W H A T??  I thought he made me mad.  No, it turns out that you chose to be mad or sad or happy.  And what we choose over and over again becomes automatic for us.  It may feel like those emotions are out of our control but think about the last time you were yelling at your teenager who had just done something idiotic and your phone started ringing.  When you answered the phone did you have the same intense, fiery anger and shout your greeting to the friend on the other end?  Probably not.  So you can control it!

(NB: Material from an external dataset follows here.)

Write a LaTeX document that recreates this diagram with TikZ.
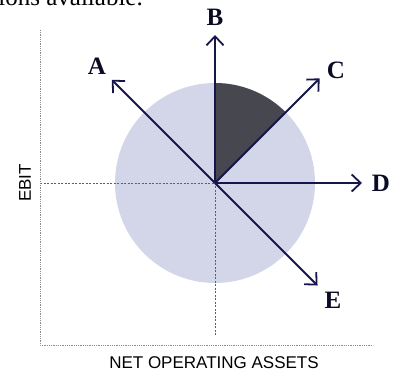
\documentclass[tikz,border=0pt]{standalone}
\usepackage{fontspec}
\setmainfont{Liberation Serif}
\setsansfont{Liberation Sans}
\usepackage{tikz}
\usetikzlibrary{arrows.meta}

\definecolor{discfill}{HTML}{D3D6E8}
\definecolor{wedgefill}{HTML}{47474F}
\definecolor{inkblue}{HTML}{16164A}
\definecolor{axisgray}{HTML}{8A8A90}

\begin{document}
\begin{tikzpicture}[x=1pt, y=1pt,
    vec/.style={draw=inkblue, line width=1.8pt, -{Straight Barb[length=9pt, width=17pt, line width=1.8pt]}},
    axisline/.style={draw=axisgray, line width=0.8pt, densely dotted},
    guide/.style={draw=inkblue!70, line width=0.6pt, dash pattern=on 2pt off 1.5pt},
    letter/.style={font=\fontsize{25}{25}\selectfont\bfseries, text=inkblue!50!black, inner sep=0pt},
    axislabel/.style={font=\sffamily\fontsize{17}{17}\selectfont, inner sep=0pt}]
    \useasboundingbox (0, 0) rectangle (393, 374);
    \clip (0, 0) rectangle (393, 374);

    % fragment of the surrounding text
    \node[anchor=base east, font=\fontsize{25}{25}\selectfont, inner sep=0pt] (caption) at (143, 368) {options available.};

    \coordinate (O) at (215, 191);

    % disc and shaded sector
    \fill[discfill] (O) circle (100);
    \fill[wedgefill] (O) -- ++(45:100) arc (45:90:100) -- cycle;

    % guides
    \coordinate (ylevel) at (40, 191);
    \coordinate (xlevel) at (215, 37);
    \draw[guide] (ylevel) -- (O);
    \draw[guide] (O) -- (xlevel);

    % axes
    \coordinate (top) at (40, 344);
    \coordinate (corner) at (40, 29);
    \coordinate (right) at (373, 29);
    \draw[axisline] (top) -- (corner) -- (right);
    \node[axislabel, rotate=90] (ebit) at (25, 191) {EBIT};
    \node[axislabel] (noa) at (214, 11) {NET OPERATING ASSETS};

    % directions
    \draw[vec] (O) -- ++(135:146) coordinate (tipA);
    \draw[vec] (O) -- ++(90:148) coordinate (tipB);
    \draw[vec] (O) -- ++(45:148) coordinate (tipC);
    \draw[vec] (O) -- ++(0:147) coordinate (tipD);
    \draw[vec] (O) -- ++(-45:145) coordinate (tipE);

    \node[letter] (A) at (97, 308) {A};
    \node[letter] (B) at (215, 357) {B};
    \node[letter] (C) at (336, 304) {C};
    \node[letter] (D) at (381, 191) {D};
    \node[letter] (E) at (333, 74) {E};
\end{tikzpicture}
\end{document}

Another positive step toward increasing your emotional fitness or intelligence or eSavvy is to

identify what you’re really feeling

If you’re not used to paying attention to your emotions this will be challenging.  What do you really feel?  Yes, you’re lashing out or turning inward but can you name the emotion.  Dig a little deeper.  Maybe you can identify that you are feeling sad.  Is it sadness or loneliness?  Are you feeling separation or isolation?  Take some time to learn something about yourself here.

After you’ve given yourself some time to uncover and tune into the true emotion,

re-direct yourself with a handful of questions:


  • What do I want to feel? (Surprisingly, you may discover you want to feel angry or sad.  That leads to thinking through — why?  What do you gain from that?)
  • What would I have to believe to feel the way I want to?  (It’s highly likely that you are believing a lie about yourself, the other person or the situation.  What would happen if you just assumed the best plausible explanation?)
  • What am I willing to do, say, create in order to bring change right now? (There is some sacrifice involved in making change. What will you risk?)

If we were teaching emotional fitness to a child, we’d say something like be the boss of your feelings.
Wading through the massive amount of information about emotional intelligence or fitness or, in our case, eSavvy, can be overwhelming.  So for December just start with remembering: 1) emotions are not done to you, 2) identify what you are feeling, and 3) re-direct your emotion by wrestling with some well chosen questions.